[BEGIN Given data]

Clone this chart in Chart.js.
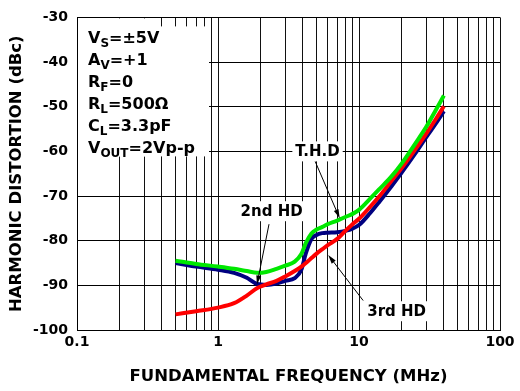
<!DOCTYPE html>
<html>
<head>
<meta charset="utf-8">
<script src="https://cdn.jsdelivr.net/npm/chart.js@4.4.1/dist/chart.umd.min.js"></script>
<style>
  html, body { margin: 0; padding: 0; background: #fff; }
</style>
</head>
<body>
<canvas id="hd" width="520" height="391"></canvas>
<script>
// --- DATA --- //
// frequencias (MHz) onde as curvas foram lidas
const freqs = [0.5, 0.7, 1, 1.3, 1.6, 1.9, 2.2, 2.6, 3, 3.5, 3.9, 4.2, 4.6, 5, 5.5, 6, 7, 8, 9, 10, 12, 14, 17, 20, 25, 30, 35, 40]

// T.H.D (verde)
const thd = [-84.5, -85.2, -85.8, -86.3, -86.8, -87.2, -87.0, -86.3, -85.6, -84.7, -83.0, -80.5, -78.4, -77.5, -76.9, -76.3, -75.5, -74.7, -74.0, -73.1, -70.6, -68.4, -65.6, -62.8, -58.3, -54.5, -50.8, -47.5]

// 2nd HD (azul)
const hd2 = [-85.0, -85.8, -86.5, -87.2, -88.3, -89.7, -89.9, -89.6, -89.0, -88.4, -86.5, -82.8, -79.6, -78.7, -78.3, -78.2, -78.1, -77.8, -77.3, -76.5, -73.8, -71.2, -67.8, -64.8, -60.5, -56.8, -53.8, -51.0]

// 3rd HD (vermelho)
const hd3 = [-96.5, -95.8, -95.0, -94.0, -92.3, -90.6, -89.8, -89.0, -88.0, -86.8, -85.8, -85.0, -83.9, -82.9, -81.9, -81.0, -79.6, -77.8, -76.3, -75.1, -72.4, -70.0, -66.6, -63.8, -59.6, -56.0, -52.8, -49.9]

// linhas verticais da grade (log) e limites do eixo Y
const xGrid = [0.1, 0.2, 0.3, 0.4, 0.5, 0.6, 0.7, 0.8, 0.9,
  1, 2, 3, 4, 5, 6, 7, 8, 9,
  10, 20, 30, 40, 50, 60, 70, 80, 90, 100]
const yMin = -100
const yMax = -30
const yStep = 10

// caixa de condicoes de teste: [principal, subscrito, resto]
const conditions = [
  ['V', 'S', '=±5V'],
  ['A', 'V', '=+1'],
  ['R', 'F', '=0'],
  ['R', 'L', '=500Ω'],
  ['C', 'L', '=3.3pF'],
  ['V', 'OUT', '=2Vp-p']
]

// rotulos com seta (coordenadas em MHz / dBc)
const notes = [
  { text: 'T.H.D', at: [5.08, -60.0], from: [4.88, -62.2], to: [7.3, -75.0] },
  { text: '2nd HD', at: [2.4, -73.4], from: [2.3, -76.3], to: [1.89, -89.8] },
  { text: '3rd HD', at: [18.5, -95.8], from: [10.7, -93.4], to: [6.05, -83.2] }
]

const FONT = "'DejaVu Sans', sans-serif"

const toPoints = ys => freqs.map((f, i) => ({ x: f, y: ys[i] }))

// --- PLUGIN: caixa de texto e setas --- //
const notesPlugin = {
  id: 'notes',
  beforeDatasetsDraw (chart) {
    const { ctx, chartArea: a } = chart
    ctx.save()
    ctx.fillStyle = '#fff'
    ctx.fillRect(a.left + 1, a.top + 1, 77, 138)
    ctx.fillRect(a.left + 1, a.top + 9, 131, 130)

    ctx.fillStyle = '#000'
    ctx.textBaseline = 'alphabetic'
    ctx.textAlign = 'left'
    conditions.forEach((c, i) => {
      let x = a.left + 11
      const y = a.top + 26 + i * 22
      ctx.font = `bold 16px ${FONT}`
      ctx.fillText(c[0], x, y)
      x += ctx.measureText(c[0]).width
      ctx.font = `bold 12px ${FONT}`
      ctx.fillText(c[1], x, y + 4)
      x += ctx.measureText(c[1]).width
      ctx.font = `bold 16px ${FONT}`
      ctx.fillText(c[2], x, y)
    })
    ctx.restore()
  },
  afterDatasetsDraw (chart) {
    const { ctx } = chart
    const sx = chart.scales.x
    const sy = chart.scales.y
    ctx.save()
    ctx.font = `bold 15px ${FONT}`
    ctx.textAlign = 'center'
    ctx.textBaseline = 'middle'
    notes.forEach(n => {
      const x0 = sx.getPixelForValue(n.from[0])
      const y0 = sy.getPixelForValue(n.from[1])
      const x1 = sx.getPixelForValue(n.to[0])
      const y1 = sy.getPixelForValue(n.to[1])
      const ang = Math.atan2(y1 - y0, x1 - x0)

      // linha da seta
      ctx.strokeStyle = '#000'
      ctx.lineWidth = 1
      ctx.beginPath()
      ctx.moveTo(x0, y0)
      ctx.lineTo(x1 - 6 * Math.cos(ang), y1 - 6 * Math.sin(ang))
      ctx.stroke()

      // ponta da seta
      ctx.fillStyle = '#000'
      ctx.beginPath()
      ctx.moveTo(x1, y1)
      ctx.lineTo(x1 - 9 * Math.cos(ang) + 2.5 * Math.sin(ang), y1 - 9 * Math.sin(ang) - 2.5 * Math.cos(ang))
      ctx.lineTo(x1 - 9 * Math.cos(ang) - 2.5 * Math.sin(ang), y1 - 9 * Math.sin(ang) + 2.5 * Math.cos(ang))
      ctx.closePath()
      ctx.fill()

      // rotulo com fundo branco
      const tx = sx.getPixelForValue(n.at[0])
      const ty = sy.getPixelForValue(n.at[1])
      const w = ctx.measureText(n.text).width
      ctx.fillStyle = '#fff'
      ctx.fillRect(tx - w / 2 - 3, ty - 10, w + 6, 20)
      ctx.fillStyle = '#000'
      ctx.fillText(n.text, tx, ty + 1)
    })
    ctx.restore()
  }
}

// --- CHART --- //
const lineStyle = (color, width) => ({
  borderColor: color,
  backgroundColor: color,
  borderWidth: width,
  pointRadius: 0,
  cubicInterpolationMode: 'monotone',
  fill: false
})

new Chart(document.getElementById('hd'), {
  type: 'line',
  data: {
    datasets: [
      { label: 'T.H.D', data: toPoints(thd), ...lineStyle('#00e800', 4) },
      { label: '3rd HD', data: toPoints(hd3), ...lineStyle('#ff0000', 4) },
      { label: '2nd HD', data: toPoints(hd2), ...lineStyle('#000080', 4) }
    ]
  },
  options: {
    responsive: false,
    animation: false,
    layout: { padding: { left: 0, right: 20, top: 14, bottom: 0 } },
    plugins: {
      legend: { display: false },
      tooltip: { enabled: false }
    },
    scales: {
      x: {
        type: 'logarithmic',
        min: 0.1,
        max: 100,
        afterBuildTicks: scale => { scale.ticks = xGrid.map(v => ({ value: v })) },
        afterFit: scale => { scale.height = 61 },
        grid: { color: '#111', lineWidth: 1, drawTicks: false },
        border: { color: '#000', width: 1 },
        ticks: {
          autoSkip: false,
          maxRotation: 0,
          padding: 4,
          color: '#000',
          font: { family: FONT, size: 14, weight: 'bold' },
          callback: v => {
            const l = Math.log10(v)
            return Math.abs(l - Math.round(l)) < 1e-9 ? String(v) : ''
          }
        },
        title: {
          display: true,
          text: 'FUNDAMENTAL FREQUENCY (MHz)',
          color: '#000',
          font: { family: FONT, size: 16.5, weight: 'bold' },
          padding: { top: 0, bottom: 4 }
        }
      },
      y: {
        min: yMin,
        max: yMax,
        afterFit: scale => { scale.width = 77 },
        grid: { color: '#000', lineWidth: 1, drawTicks: false },
        border: { color: '#000', width: 1 },
        ticks: {
          stepSize: yStep,
          padding: 9,
          color: '#000',
          font: { family: FONT, size: 14, weight: 'bold' }
        },
        title: {
          display: true,
          text: 'HARMONIC DISTORTION (dBc)',
          color: '#000',
          font: { family: FONT, size: 16.5, weight: 'bold' },
          padding: { top: 7, bottom: 0 }
        }
      }
    }
  },
  plugins: [notesPlugin]
})
</script>
</body>
</html>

[END Given data]

§ Task brief:
Without the pictures, return the listing above from its first line through the line that has "30, 35, 40]".

§ Finished exercise:
Clone this chart in Chart.js.
<!DOCTYPE html>
<html>
<head>
<meta charset="utf-8">
<script src="https://cdn.jsdelivr.net/npm/chart.js@4.4.1/dist/chart.umd.min.js"></script>
<style>
  html, body { margin: 0; padding: 0; background: #fff; }
</style>
</head>
<body>
<canvas id="hd" width="520" height="391"></canvas>
<script>
// --- DATA --- //
// frequencias (MHz) onde as curvas foram lidas
const freqs = [0.5, 0.7, 1, 1.3, 1.6, 1.9, 2.2, 2.6, 3, 3.5, 3.9, 4.2, 4.6, 5, 5.5, 6, 7, 8, 9, 10, 12, 14, 17, 20, 25, 30, 35, 40]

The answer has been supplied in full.